▶ **Dataset extract**
- - - - - - -

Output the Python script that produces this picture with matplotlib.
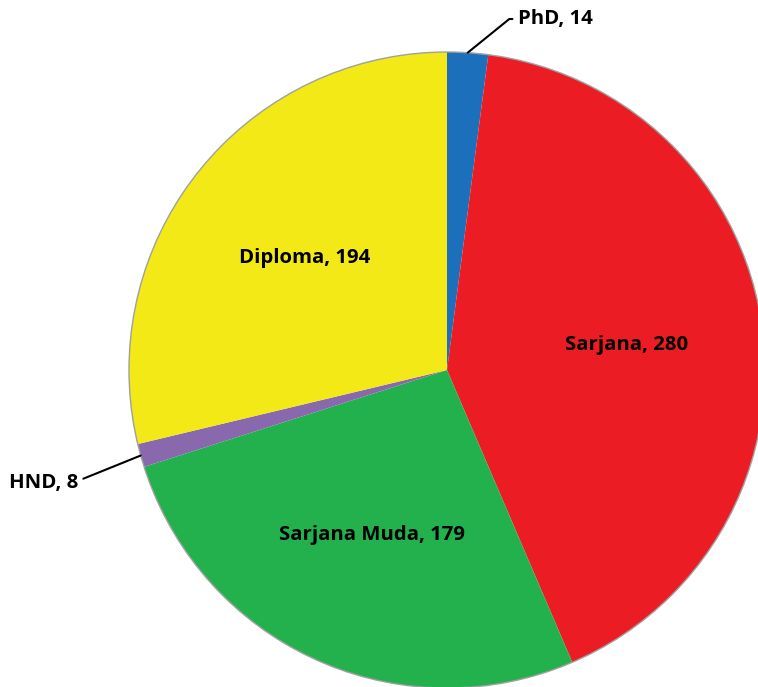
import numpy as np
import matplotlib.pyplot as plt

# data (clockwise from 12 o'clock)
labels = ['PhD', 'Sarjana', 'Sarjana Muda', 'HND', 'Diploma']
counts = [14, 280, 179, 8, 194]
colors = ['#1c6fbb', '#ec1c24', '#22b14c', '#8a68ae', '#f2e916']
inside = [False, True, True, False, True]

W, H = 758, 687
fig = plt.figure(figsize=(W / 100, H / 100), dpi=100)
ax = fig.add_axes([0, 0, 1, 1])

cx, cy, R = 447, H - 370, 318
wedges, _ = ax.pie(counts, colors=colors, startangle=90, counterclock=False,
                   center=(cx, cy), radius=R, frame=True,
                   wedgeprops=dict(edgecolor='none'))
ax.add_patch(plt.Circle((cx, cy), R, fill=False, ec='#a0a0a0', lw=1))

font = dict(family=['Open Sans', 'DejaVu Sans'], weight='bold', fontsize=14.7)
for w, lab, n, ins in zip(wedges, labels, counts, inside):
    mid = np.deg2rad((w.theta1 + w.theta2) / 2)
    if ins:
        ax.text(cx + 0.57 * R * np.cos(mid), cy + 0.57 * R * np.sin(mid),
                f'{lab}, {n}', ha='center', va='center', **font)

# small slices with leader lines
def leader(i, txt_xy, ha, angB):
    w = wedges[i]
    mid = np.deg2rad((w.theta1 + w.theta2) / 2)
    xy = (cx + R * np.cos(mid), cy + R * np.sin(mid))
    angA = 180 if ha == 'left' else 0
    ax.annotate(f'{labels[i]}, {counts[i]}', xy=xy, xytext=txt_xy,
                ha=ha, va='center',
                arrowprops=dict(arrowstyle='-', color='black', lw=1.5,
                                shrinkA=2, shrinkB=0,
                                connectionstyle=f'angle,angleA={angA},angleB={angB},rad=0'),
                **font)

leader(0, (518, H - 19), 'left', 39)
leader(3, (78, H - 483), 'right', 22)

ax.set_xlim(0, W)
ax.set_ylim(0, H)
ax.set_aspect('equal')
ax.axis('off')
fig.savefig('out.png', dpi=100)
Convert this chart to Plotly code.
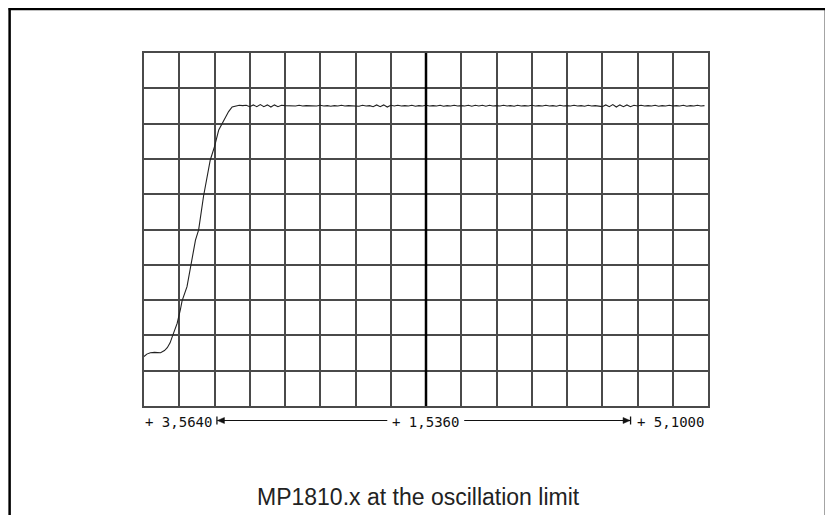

- - - - - - -

▶ **Written task**
Write out the records above once more, word for word, with no pictures.

▶ **Answer to this problem**
Output the Python script that produces this picture with matplotlib.
import numpy as np
import matplotlib.pyplot as plt

# data (clockwise from 12 o'clock)
labels = ['PhD', 'Sarjana', 'Sarjana Muda', 'HND', 'Diploma']
counts = [14, 280, 179, 8, 194]
colors = ['#1c6fbb', '#ec1c24', '#22b14c', '#8a68ae', '#f2e916']
inside = [False, True, True, False, True]

W, H = 758, 687
fig = plt.figure(figsize=(W / 100, H / 100), dpi=100)
ax = fig.add_axes([0, 0, 1, 1])

cx, cy, R = 447, H - 370, 318
wedges, _ = ax.pie(counts, colors=colors, startangle=90, counterclock=False,
                   center=(cx, cy), radius=R, frame=True,
                   wedgeprops=dict(edgecolor='none'))
ax.add_patch(plt.Circle((cx, cy), R, fill=False, ec='#a0a0a0', lw=1))

font = dict(family=['Open Sans', 'DejaVu Sans'], weight='bold', fontsize=14.7)
for w, lab, n, ins in zip(wedges, labels, counts, inside):
    mid = np.deg2rad((w.theta1 + w.theta2) / 2)
    if ins:
        ax.text(cx + 0.57 * R * np.cos(mid), cy + 0.57 * R * np.sin(mid),
                f'{lab}, {n}', ha='center', va='center', **font)

# small slices with leader lines
def leader(i, txt_xy, ha, angB):
    w = wedges[i]
    mid = np.deg2rad((w.theta1 + w.theta2) / 2)
    xy = (cx + R * np.cos(mid), cy + R * np.sin(mid))
    angA = 180 if ha == 'left' else 0
    ax.annotate(f'{labels[i]}, {counts[i]}', xy=xy, xytext=txt_xy,
                ha=ha, va='center',
                arrowprops=dict(arrowstyle='-', color='black', lw=1.5,
                                shrinkA=2, shrinkB=0,
                                connectionstyle=f'angle,angleA={angA},angleB={angB},rad=0'),
                **font)

leader(0, (518, H - 19), 'left', 39)
leader(3, (78, H - 483), 'right', 22)

ax.set_xlim(0, W)
ax.set_ylim(0, H)
ax.set_aspect('equal')
ax.axis('off')
fig.savefig('out.png', dpi=100)
Convert this chart to Plotly code.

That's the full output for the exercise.